8. The Cowboys will make the playoffs.
It’s funny, at this time last year everyone outside of opposing fans in the NFC East thought the Cowboys were a shoe-in to win their division, if not the Super Bowl. Now nobody is talking about “America’s Team,” even though a healthy Tomo Romo will be back under center and Jason Garrett’s offense showed life after Wade Phillips was fired. The Cowboys have plenty of offensive firepower in Romo, Jason Witten, Austin Miles, Dez Bryant and Felix Jones. Now it’s up to the defense (particularly the secondary) to step up and play significantly better than it did a year ago. I think it will, and I think the Cowboys will head back to the postseason this year.

9. The Rams won’t win the NFC West.
The Rams are the perfect team to win the West because the division is brutal and Sam Bradford ushers in new hope. (They’re also 3-0 in preseason, if that means anything to anyone.) But have you seen the Rams’ first-half schedule? Holy smokes: home versus the Eagles, at the Giants, home versus the Ravens and Redskins, at Green Bay and Dallas and then home versus the Saints. There’s a possibility the Rams may not win more than two games in the first eight weeks of the season. I like the Rams, I really do. But something tells me Bradford will suffer a little in his second year (Matt Ryan certainly did and most players do), and either the Cardinals or Niners will win the division.

10. Julio Jones will win Rookie of the Year.

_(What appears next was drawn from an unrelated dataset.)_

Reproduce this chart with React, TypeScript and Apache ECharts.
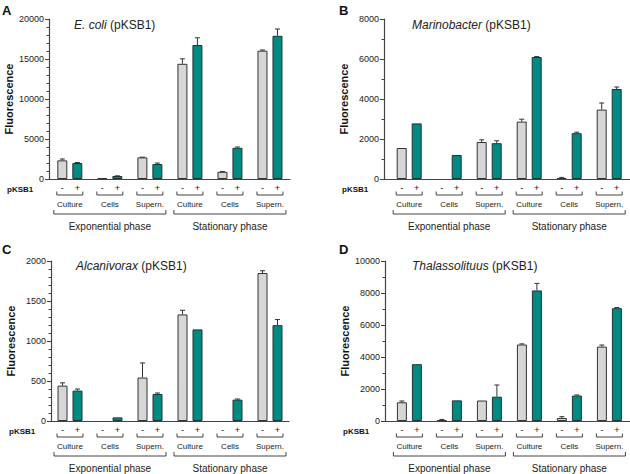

I know, I know – I’m going out on a limb with this prediction. But honestly, I took my time looking at this year’s candidates for ROY and there’s just no one with more upside at this point than Jones. I almost went with Mark Ingram because I truly believe he’s going to have a big impact on the Saints’ offense this season, but will he receive enough carries in order to put up big numbers? I doubt it. Jones, on the other hand, should receive plenty of opportunities to shine in Atlanta. The Falcons are moving away from their ball-control ways and with teams having to pay attention to Roddy White, Michael Turner and Tony Gonzalez, Jones should see plenty of one-on-one coverage from defenses (which in turn allows him to make more plays). The best part about Jones is that so far he looks the part. He looks like a rookie that is ready to make an impact in his first season and given the talent around him, he shouldn’t have loads of pressure on his shoulders in his first year.